The exclamation mark "!" represents a negation and can be used to specify on which interface(s) not to apply this filter (e.g. -i ! eth1 will not match packets coming in on eth1).

Layer 3: Source IP address(es) can be specified using -s, --src, or --source, and destination IP address(es) with -d,--dst, or --destination. Sources or destinations can be IP addresses, subnets, or canonical names (e.g, "-s 217.207.125.58", "-s www.packtpub.com", or "-s 217.207.125.58/32" have the same effect). Specifying canonical names for hosts that have multiple IP addresses will result in adding the same number of rules as the number of IP addresses the DNS server resolves for that host at the time the rules are added.

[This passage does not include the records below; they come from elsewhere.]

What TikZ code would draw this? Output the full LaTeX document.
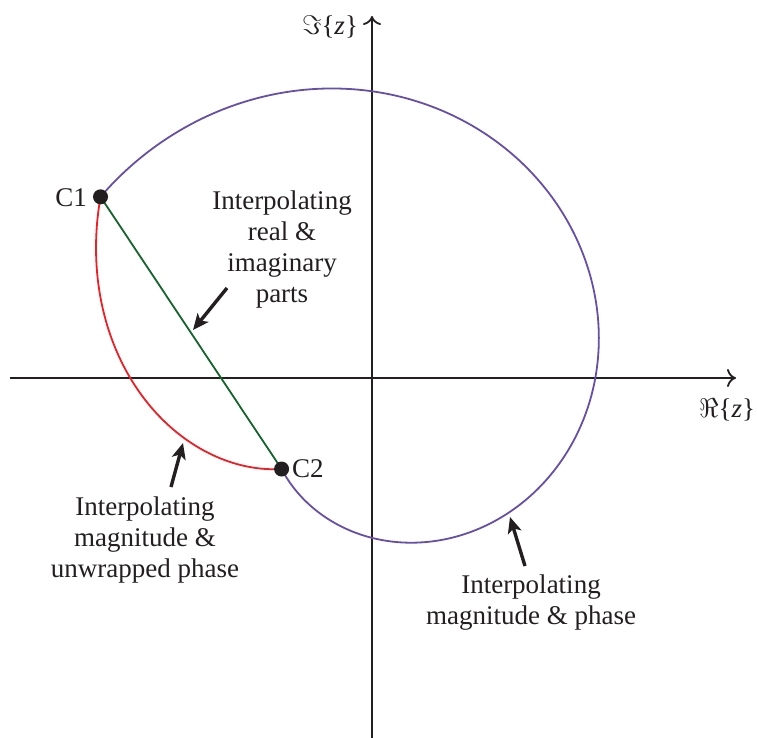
\RequirePackage{fix-cm}
\documentclass[tikz,border=0pt]{standalone}
\usepackage{fontspec}
\setmainfont{Liberation Serif}
\usetikzlibrary{arrows.meta}
\definecolor{magphase}{RGB}{103,78,167}
\definecolor{unwrap}{RGB}{237,30,36}
\definecolor{reim}{RGB}{20,100,45}
\definecolor{axisgray}{RGB}{35,31,32}
\tikzset{
  axisline/.style={draw=axisgray, line width=1.8pt, -{To[length=9pt,width=18pt,line width=1.8pt]}},
  curveline/.style={line width=1.8pt},
  pointer/.style={draw=axisgray, line width=3.4pt, -{Stealth[length=16pt,width=14pt,inset=4pt]}},
  dot/.style={circle, fill=axisgray, inner sep=0pt, minimum size=15pt},
  lbl/.style={font=\fontsize{27}{31}\selectfont, text=axisgray, inner sep=0pt},
  note/.style={lbl, align=center}
}
\begin{document}
\begin{tikzpicture}[x=1pt,y=1pt]
\useasboundingbox (-372,-360) rectangle (385,378);
% axes
\coordinate (O) at (0,0);
\coordinate (xs) at (-362,0);
\coordinate (xe) at (364,0);
\coordinate (ys) at (0,-362);
\coordinate (ye) at (0,362);
\draw[axisline] (xs) -- (xe);
\draw[axisline] (ys) -- (ye);
\node[lbl] (imlab) at (-42,351) {$\Im$\{\textit{z}\}};
\node[lbl] (relab) at (355,-32) {$\Re$\{\textit{z}\}};
% points
\coordinate (P1) at (146.28:326.4);
\coordinate (P2) at (225.19:128.3);
% curves
\draw[curveline, magphase] plot[domain=0:1, samples=300, variable=\t] ({146.28-281.09*\t}:{326.4-198.1*\t});
\draw[curveline, unwrap] plot[domain=0:1, samples=150, variable=\t] ({146.28+78.91*\t}:{326.4-198.1*\t});
\draw[curveline, reim] (P1) -- (P2);
\node[dot] (C1) at (P1) {};
\node[dot] (C2) at (P2) {};
\node[lbl, anchor=east] (C1lab) at (-285,180) {C1};
\node[lbl, anchor=west] (C2lab) at (-80,-91) {C2};
% notes
\node[note] (n1) at (-90,128) {Interpolating\\real \&\\imaginary\\parts};
\node[note] (n2) at (-227,-162) {Interpolating\\magnitude \&\\unwrapped phase};
\node[note] (n3) at (159,-225) {Interpolating\\magnitude \& phase};
% pointers
\coordinate (a1s) at (-145,90);
\coordinate (a1e) at (-179,48);
\coordinate (a2s) at (-201,-109);
\coordinate (a2e) at (-189,-65);
\coordinate (a3s) at (153,-188);
\coordinate (a3e) at (138,-139);
\draw[pointer] (a1s) -- (a1e);
\draw[pointer] (a2s) -- (a2e);
\draw[pointer] (a3s) -- (a3e);
\end{tikzpicture}
\end{document}
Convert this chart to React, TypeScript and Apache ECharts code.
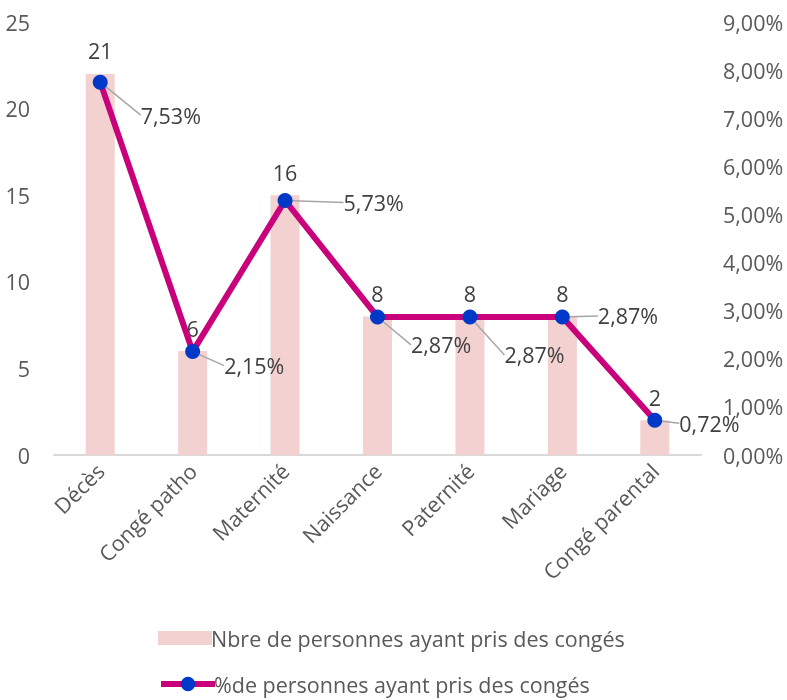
import React, { useEffect, useRef } from "react";
import * as echarts from "echarts";

const categories = ["Décès", "Congé patho", "Maternité", "Naissance", "Paternité", "Mariage", "Congé parental"];
const barValues = [22, 6, 15, 8, 8, 8, 2];
const barLabels = ["21", "6", "16", "8", "8", "8", "2"];
const lineValues = [7.75, 2.15, 5.29, 2.87, 2.87, 2.87, 0.72];
const lineLabels = ["7,53%", "2,15%", "5,73%", "2,87%", "2,87%", "2,87%", "0,72%"];
const lineLabelOffsets = [
  [33, 33],
  [24, 14],
  [51, 2],
  [26, 28],
  [27, 38],
  [28, -1],
  [17, 3],
];
const leftTicks = { min: 0, max: 25, interval: 5 };
const rightTicks = { min: 0, max: 9, interval: 1 };
const barName = "Nbre de personnes ayant pris des congés";
const lineName = "%de personnes ayant pris des congés";

const FONT = "'Open Sans', 'Noto Sans', sans-serif";
const FS = 21.5;

export default function App() {
  const ref = useRef<HTMLDivElement>(null);
  useEffect(() => {
    if (!ref.current) return;
    const chart = echarts.init(ref.current, undefined, { renderer: "svg" });
    const legendBase = {
      orient: "horizontal",
      left: 158,
      padding: 0,
      itemWidth: 54,
      itemHeight: 14,
      textStyle: { fontSize: FS, color: "#595959", fontFamily: FONT, padding: [0, 0, 0, -6] },
    };
    chart.setOption({
      animation: false,
      textStyle: { fontFamily: FONT },
      grid: { left: 54, right: 86, top: 22, bottom: 245 },
      legend: [
        { ...legendBase, top: 627, data: [{ name: barName, icon: "rect" }] },
        { ...legendBase, top: 673, itemHeight: 18, data: [{ name: lineName, lineStyle: { width: 6 } }] },
      ],
      xAxis: {
        type: "category",
        data: categories,
        axisLine: { lineStyle: { color: "#d9d9d9", width: 2 } },
        axisTick: { show: false },
        axisLabel: { rotate: 45, fontSize: FS, color: "#595959", margin: 12, interval: 0 },
      },
      yAxis: [
        {
          type: "value",
          ...leftTicks,
          splitLine: { show: false },
          axisLine: { show: false },
          axisLabel: { fontSize: FS, color: "#595959", margin: 24 },
        },
        {
          type: "value",
          ...rightTicks,
          splitLine: { show: false },
          axisLine: { show: false },
          axisLabel: {
            fontSize: FS,
            color: "#595959",
            margin: 22,
            formatter: (v: number) => v.toFixed(2).replace(".", ",") + "%",
          },
        },
      ],
      series: [
        {
          name: barName,
          type: "bar",
          data: barValues,
          barWidth: 29,
          itemStyle: { color: "#f4d1d1" },
          label: {
            show: true,
            position: "top",
            distance: 12,
            fontSize: FS,
            color: "#404040",
            formatter: (p: any) => barLabels[p.dataIndex],
          },
          z: 1,
        },
        {
          name: lineName,
          type: "line",
          yAxisIndex: 1,
          data: lineValues,
          symbol: "circle",
          symbolSize: 15,
          lineStyle: { color: "#c8007b", width: 6 },
          itemStyle: { color: "#0039c8" },
          label: {
            show: true,
            position: "right",
            distance: 0,
            fontSize: FS,
            color: "#404040",
            formatter: (p: any) => lineLabels[p.dataIndex],
          },
          labelLine: { show: true, lineStyle: { color: "#a6a6a6", width: 1.5 } },
          labelLayout: (p: any) => ({
            dx: lineLabelOffsets[p.dataIndex][0],
            dy: lineLabelOffsets[p.dataIndex][1],
          }),
          z: 3,
        },
      ],
    });
    return () => chart.dispose();
  }, []);
  return <div ref={ref} style={{ position: "fixed", left: 0, top: 0, width: 787, height: 700 }} />;
}
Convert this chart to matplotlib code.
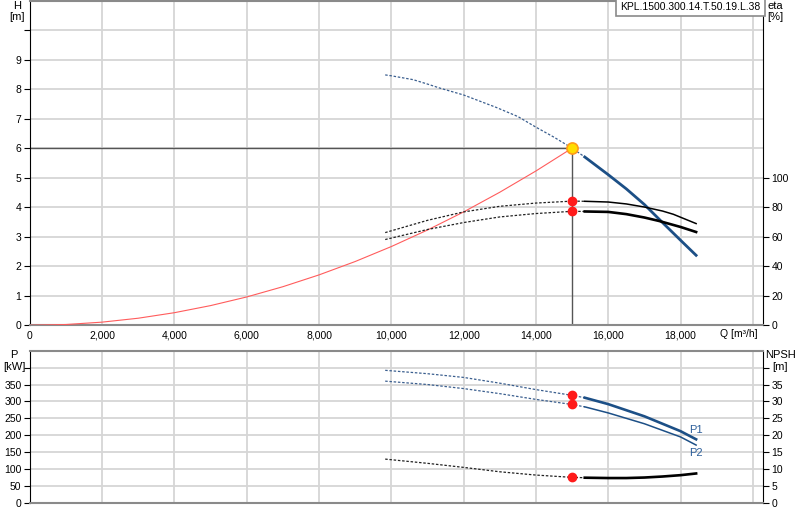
import numpy as np
import matplotlib
matplotlib.use("Agg")
import matplotlib.pyplot as plt

plt.rcParams['font.family'] = ['Liberation Sans', 'DejaVu Sans']

# duty point
q_duty = 15000
h_duty = 6.0
eta1_duty = 84.1
eta2_duty = 77.2
p1_duty = 318
p2_duty = 291
npsh_duty = 7.55

# head curve (dotted = outside range, solid = operating range)
q_h_dot = [9830, 10000, 10600, 11000, 11350, 12000, 12900, 13500, 14000, 14500, 15000, 15350]
h_dot = [8.48, 8.45, 8.32, 8.17, 8.03, 7.80, 7.38, 7.07, 6.71, 6.37, 6.00, 5.70]
q_h_sol = [15350, 16000, 16500, 17000, 17500, 18000, 18430]
h_sol = [5.70, 5.10, 4.62, 4.09, 3.48, 2.88, 2.37]

# system curve
q_sys = [0, 1000, 2000, 3000, 4000, 5000, 6000, 7000, 8000, 9000, 10000,
         11000, 12000, 13000, 14000, 15000]
h_sys = [0, 0.027, 0.107, 0.24, 0.427, 0.667, 0.96, 1.307, 1.707, 2.16, 2.667,
         3.227, 3.84, 4.507, 5.227, 6.0]

# efficiencies
q_eta_dot = [9830, 11000, 12000, 13000, 14000, 15000, 15350]
eta1_dot = [62.8, 71.1, 76.8, 80.6, 82.8, 84.1, 84.0]
eta2_dot = [58.1, 64.9, 69.6, 73.4, 75.7, 77.2, 77.1]
q_eta1_sol = [15350, 16000, 16500, 17000, 17500, 17800, 18430]
eta1_sol = [84.0, 83.5, 82.2, 80.1, 77.4, 75.2, 68.9]
q_eta2_sol = [15350, 16000, 16500, 17000, 17400, 18000, 18430]
eta2_sol = [77.1, 76.8, 75.3, 73.0, 70.7, 66.6, 63.2]

# power
q_p_dot = [9830, 11000, 12000, 13000, 14000, 15000, 15350]
p1_dot = [392, 382, 371, 354, 335, 318, 311]
p2_dot = [360, 350, 338, 323, 306, 291, 284]
q_p_sol = [15350, 16000, 17000, 18000, 18430]
p1_sol = [311, 292, 256, 212, 188]
p2_sol = [284, 266, 234, 195, 171]

# NPSH
q_n_dot = [9830, 11000, 12000, 13000, 14000, 15000, 15350]
npsh_dot = [12.95, 11.7, 10.5, 9.2, 8.23, 7.55, 7.45]
q_n_sol = [15350, 16000, 16500, 17000, 17500, 18000, 18430]
npsh_sol = [7.45, 7.35, 7.35, 7.5, 7.8, 8.2, 8.7]

x_ticks = list(range(0, 20001, 2000))
label = "KPL.1500.300.14.T.50.19.L.38"

blue = '#1c4f86'
grid_c = '#d6d6d6'
dots = (0, (2, 1.4))

W, H = 800, 520
fig = plt.figure(figsize=(8, 5.2), dpi=100)
ax = fig.add_axes([29.8 / W, 1 - 325.3 / H, (763 - 29.8) / W, 324.8 / H])
axb = fig.add_axes([29.8 / W, 1 - 502.9 / H, (763 - 29.8) / W, 152.2 / H])


def style(a):
    a.set_xlim(0, 20280)
    a.set_xticks(x_ticks)
    a.grid(True, color=grid_c, lw=1.3)
    a.set_axisbelow(True)
    a.spines['left'].set_color('black')
    a.spines['right'].set_color('black')
    a.spines['top'].set_color('#8a8a8a')
    a.spines['bottom'].set_color('#8a8a8a')
    a.spines['top'].set_linewidth(1.5)
    a.spines['bottom'].set_linewidth(1.5)
    a.tick_params(axis='x', length=0, labelsize=7.5, pad=4)
    a.tick_params(axis='y', length=4, labelsize=7.5, pad=2)


style(ax)
style(axb)

# ---- top: head / efficiency ----
ax.set_ylim(0, 11)
ax.set_yticks(range(0, 11))
ax.set_yticklabels([str(i) for i in range(10)] + [''])
xl = [f"{v:,}" for v in x_ticks]
xl[-1] = ''
ax.set_xticklabels(xl)

ax.plot(q_sys, h_sys, color='#ff5c5c', lw=0.8, zorder=3)
ax.plot([0, q_duty], [h_duty, h_duty], color='#555555', lw=1.0, zorder=2)
ax.plot([q_duty, q_duty], [h_duty, 0], color='#555555', lw=1.0, zorder=2)
ax.plot(q_h_dot, h_dot, color='#3b5f8f', lw=0.9, ls=dots, zorder=3)
ax.plot(q_h_sol, h_sol, color=blue, lw=2.0, zorder=4)

ax2 = ax.twinx()
ax2.set_ylim(0, 220)
ax2.set_yticks(range(0, 101, 20))
ax2.tick_params(axis='y', length=4, labelsize=7.5, pad=2)
for s in ax2.spines.values():
    s.set_visible(False)
ax2.plot(q_eta_dot, eta1_dot, color='#222222', lw=0.9, ls=dots)
ax2.plot(q_eta_dot, eta2_dot, color='#222222', lw=0.9, ls=dots)
ax2.plot(q_eta1_sol, eta1_sol, color='black', lw=1.1)
ax2.plot(q_eta2_sol, eta2_sol, color='black', lw=1.9)
ax2.plot([q_duty, q_duty], [eta1_duty, eta2_duty], 'o', color='#ff1a1a',
         ms=6, mec='#ff1a1a', zorder=5)
ax2.plot([q_duty], [h_duty * 20], 'o', ms=8, mfc='#ffdd00', mec='#ff9a1a',
         mew=1.2, zorder=6)

ax2.text(0.9965, 0.996, label, transform=ax2.transAxes, ha='right', va='top',
         fontsize=7.5, bbox=dict(boxstyle='square,pad=0.4', fc='white',
                                 ec='#8a8a8a', lw=1.2))

# ---- bottom: power / NPSH ----
axb.set_ylim(0, 450)
axb.set_yticks(range(0, 401, 50))
axb.set_yticklabels([str(v) for v in range(0, 351, 50)] + [''])
axb.set_xticklabels([])
axb.plot(q_p_dot, p1_dot, color='#3b5f8f', lw=0.9, ls=dots)
axb.plot(q_p_dot, p2_dot, color='#3b5f8f', lw=0.9, ls=dots)
axb.plot(q_p_sol, p1_sol, color=blue, lw=1.9)
axb.plot(q_p_sol, p2_sol, color=blue, lw=1.1)
axb.plot([q_duty, q_duty], [p1_duty, p2_duty], 'o', color='#ff1a1a', ms=6, zorder=5)
axb.text(q_p_sol[-1], p1_sol[-1] + 12, "P1", color='#2d5f9a', fontsize=8,
         ha='center', va='bottom')
axb.text(q_p_sol[-1], p2_sol[-1] - 8, "P2", color='#2d5f9a', fontsize=8,
         ha='center', va='top')

axn = axb.twinx()
axn.set_ylim(0, 45)
axn.set_yticks(range(0, 41, 5))
axn.set_yticklabels([str(v) for v in range(0, 36, 5)] + [''])
axn.tick_params(axis='y', length=4, labelsize=7.5, pad=2)
for s in axn.spines.values():
    s.set_visible(False)
axn.plot(q_n_dot, npsh_dot, color='#222222', lw=0.9, ls=dots)
axn.plot(q_n_sol, npsh_sol, color='black', lw=1.9)
axn.plot([q_duty], [npsh_duty], 'o', color='#ff1a1a', ms=6, zorder=5)

# axis captions
fs = 8
fig.text(17 / W, 1 - 11.5 / H, "H\n[m]", ha='center', va='center', fontsize=fs,
         linespacing=1.15)
fig.text(775 / W, 1 - 11.5 / H, "eta\n[%]", ha='center', va='center', fontsize=fs,
         linespacing=1.15)
fig.text(739 / W, 1 - 334 / H, "Q [m³/h]", ha='center', va='center', fontsize=7.5)
fig.text(14 / W, 1 - 361 / H, "P\n[kW]", ha='center', va='center', fontsize=fs,
         linespacing=1.15)
fig.text(780 / W, 1 - 361 / H, "NPSH\n[m]", ha='center', va='center', fontsize=fs,
         linespacing=1.15)

fig.savefig("out.png", dpi=100)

Layer 4: Protocol can be specified using the -p switch, which stands for "--protocol". Protocols can be specified by their corresponding numbers or by their names—tcp, udp, or icmp (case insensitive).
For the ICMP protocol, you can specify ICMP message types using "--icmp-type". The list of ICMP messages can be found by using the command "iptables -p icmp --help".
For the UDP protocol, you can specify source or destination ports with "--source-port" or "--sport" and "--destination-port" and "--dport".
TCP, being the most complete Layer 4 protocol, has more options. You can specify, besides source or destination ports as for the UDP protocol, "--tcp-flags", "--syn" and "--tcp-option". TCP flags can be "SYN ACK FIN RST URG PSH ALL NONE". "--syn" is used to identify the initiating connections and is equivalent to "--tcp-flags SYN,RST,ACK SYN". "--tcp-option" followed by a number matches TCP packets with the option set to that number.

Another beautiful thing about netfilter/iptables is that matching extensions can be developed separately and added later. On the netfilter site, there is a large repository of matching extensions called "patch-o-matic", at http://www.netfilter.org/projects/patch-o-matic/index.html.

A new and "daring" extension to iptables plans to extend its capabilities from the lower layers to the upper layer of the OSI model, Layer 7—application.